Apparently Chalkie is guilty of deriving income from industry funded trade magazines. Quelle Horreur! Given the state of journalsm salaries I’m really not surprised, but it was perhaps a little dangerous of her not to mention it.
Gareth’s rebuttal to Chalkie is worth a read. I was particularly amused by Chalkies statement that Morgan’s investment team was too small. It may be six people, but Warren Buffet and Charlie Munger have managed far more money with far less people, and pretty successfully too. A stellar yet under the radar firm I interviewed with in Boston a few years back had about 6-8 investment professionals as well – and quite a few more billion under management. The Yale Investment Office has a massive 20 professionals, yet manages over $18 billion real dollars – and they made $3.9 billion last year, and 17.2% net of fees over the last 10 years. That’s $195m per professional – care to beat that life insurers?
The problem is that the more people you add, the more they want to do stuff – like buy and sell. We call that churn, and that is generally bad as it costs the fund money to trade, and you are relying on market timing. But long term investment is about asset diversification, not market timing. Lose the people, lose the Bloomberg screens and your long term performance should get better.

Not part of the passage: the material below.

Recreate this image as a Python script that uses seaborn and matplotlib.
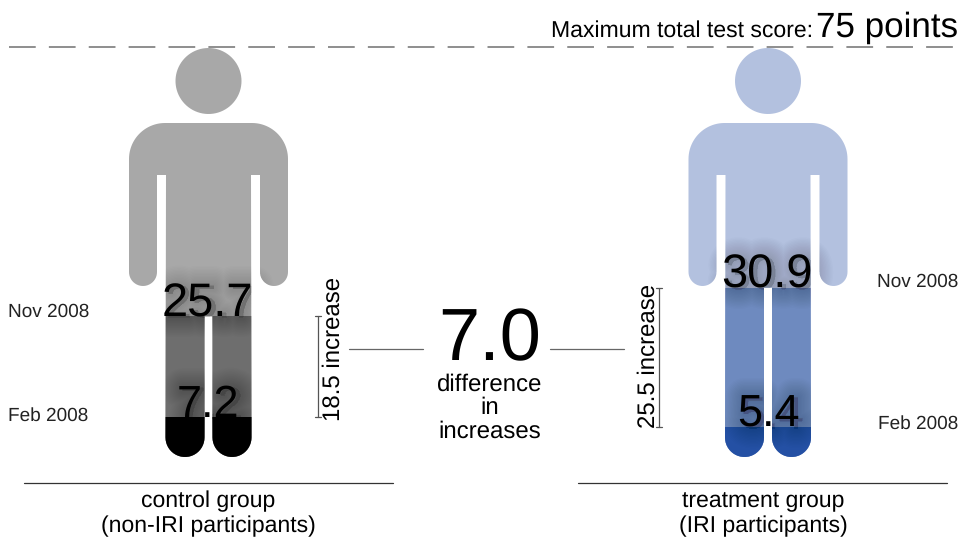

Investing is not about the number of people, nor even about how good they are in a particular period. Investment is abut boring decisions made and kept for a long time. Being in NZ means that we are less tempted to look at the screens and try to trade, while Gareth jaunting around the world actually gives me comfort that his antennae are well tuned to the global macro trends that all long term investors need to be aware of.
GMK as also updated the calculator with more funds, added a trust deed checklist (lots of red crosses, but two columns missing) and published Gareth’s submission to the Select Committee on Finance and Expenditure.